When I had my restoration shop, we had a super-picky customer who spent over $300,000 doing a restoration on a '54 Buick Skylark.  He spent what I considered to be "silly" money.  He had the seat frames powder coated.  He had the window regulator mechanisms cad plated.  He had the inside of the engine block coated with the stuff they use in racing engines.  He ordered a full stainless steel exhaust system, add date coded.  He special ordered a L-O-F windshield.  He had the carburetor cad plated.  And he had me take the radio completely apart and cad plate the metal case on the radio.  And take all the components off the metal radio chassis and had it cad plated.  He got aggravated at me because I would not polish the bakelite on the 12V6 output tubes.  Had I polished the tubes like he wanted, it would have erased the "Delco" and the date codes.  He had me hunt thru my tube stash to come up with correct date-coded tubes.  I typically used red model car paint to repaint the pointer in the radio dial.  Not for this guy.  He had me take the pointer out of the radio and take it to a body shop for proper painting.  I never told him the RR transmission story.  It would have fallen on deaf ears.  The guy liked spending money.   


My grandfather told me the RR story.  In the late 1980's, Menno Duerksen of Cars and Parts magazine was doing a story on Hydra-Matic and told the story again.  He included certain details my grandfather omitted.  Grandpa always bragged that the British may make high toney cars, but they had a Packard engine and an Oldsmobile transmission.  I wondered if they converted the Packard engine and Oldsmobile transmission to Whitworth fasteners.  By the  time I started working on Rolls, everything had metric fasteners.  GM had gone to metric fasteners by this time, too.
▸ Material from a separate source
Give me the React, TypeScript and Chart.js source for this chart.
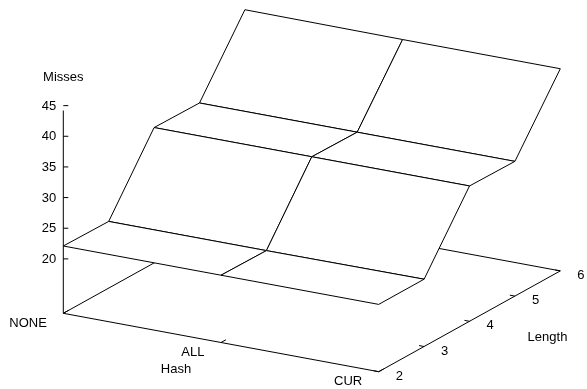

Rolls Royce did not make quirky cars.  They were built like a truck, literally.  They had the biggest driveshaft I ever saw in a car.  The brakes were huge.  The oil filter for a Rolls cost almost $100 from the dealer.  It was the same filter as a 392 Chrysler Hemi that you could buy from the parts store for $5.  The brake pads cost almost $400 an axle from the dealer.  You could buy two sets of Datsun 240Z brake pads per axle for about $15 a set from the parts store.  They had six ply tires from the factory.  You could run a Rolls on rail road ties and never feel a bump.  Just don't add brake fluid to the mineral oil brake system.  That made a big mess.  Most Rolls weighed more than 7000 pounds.  The long wheelbase models weighed more than that.  They were wonderful, totally silent cars.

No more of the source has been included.